Por todos esse motivos, Vidigal acha que o sistema cooperativo vem como resposta imediata às dificuldades vividas pelo Brasil.“A democracia não se faz apenas através da edição de uma Carta Magna, mas na prática do dia-a-dia – acrescentou. E o cooperativismo permite aos seus associados exercitar essa ação democrática. Ele está disseminado no Brasil e já congrega setores fundamentais de nossa economia como a agricultura, a saúde e o turismo, somando mais de 7.500, número maior do que os 5.500 municípios existentes. O terreno é fértil, bastando lembrar que temos hoje cerca de 1.127.000 cooperativados”.

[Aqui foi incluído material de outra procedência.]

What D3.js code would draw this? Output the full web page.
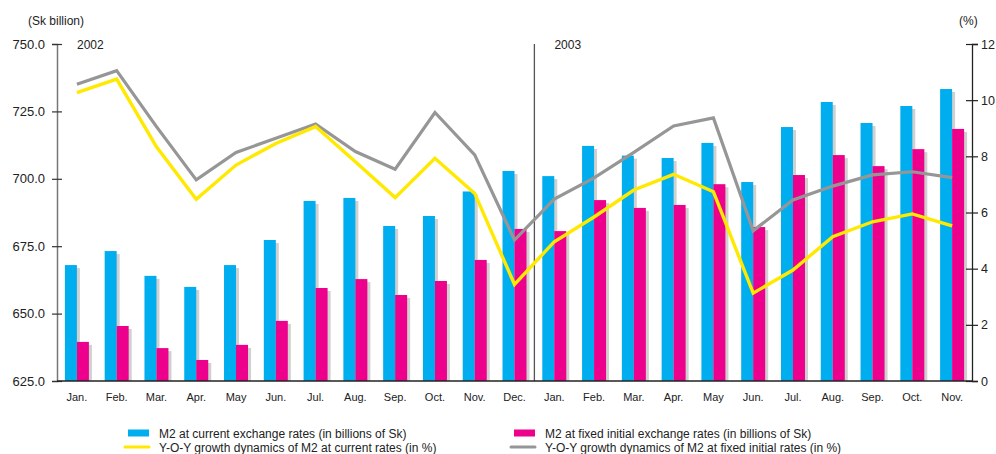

Vidigal citou como exemplo o Estado do Paraná, onde o cooperativismo, ao invés de se constituir como um mero laboratório, tem sido algo surpreendente, responsável por 13% do PIB estadual, lembrando que em 2002 o faturamento das quase 200 cooperativas do Estado atingiu mais de 10 bilhões de reais, com o destaque ficando para o ramo agropecuário, que responde por 80% desse montante.

Segundo o ministro o balanço social das cooperativas paranaenses, editado no final do ano passado, mostra a realidade do cooperativismo, pois somente em 2002, foram mais de um bilhão de reais investidos em setores como meio-ambiente, educação, lazer, saúde, capacitação e formação cooperativista.

O vice-presidente do STJ concluiu dizendo que “se o Brasil não procurar a saída de suas dificuldades no cooperativismo e no micro-crédito, iremos nos defrontar, em poucas décadas, com problemas terríveis do Estado confrontado com a grande horda dos excluídos e pondo em risco a nossa ainda tão frágil democracia”.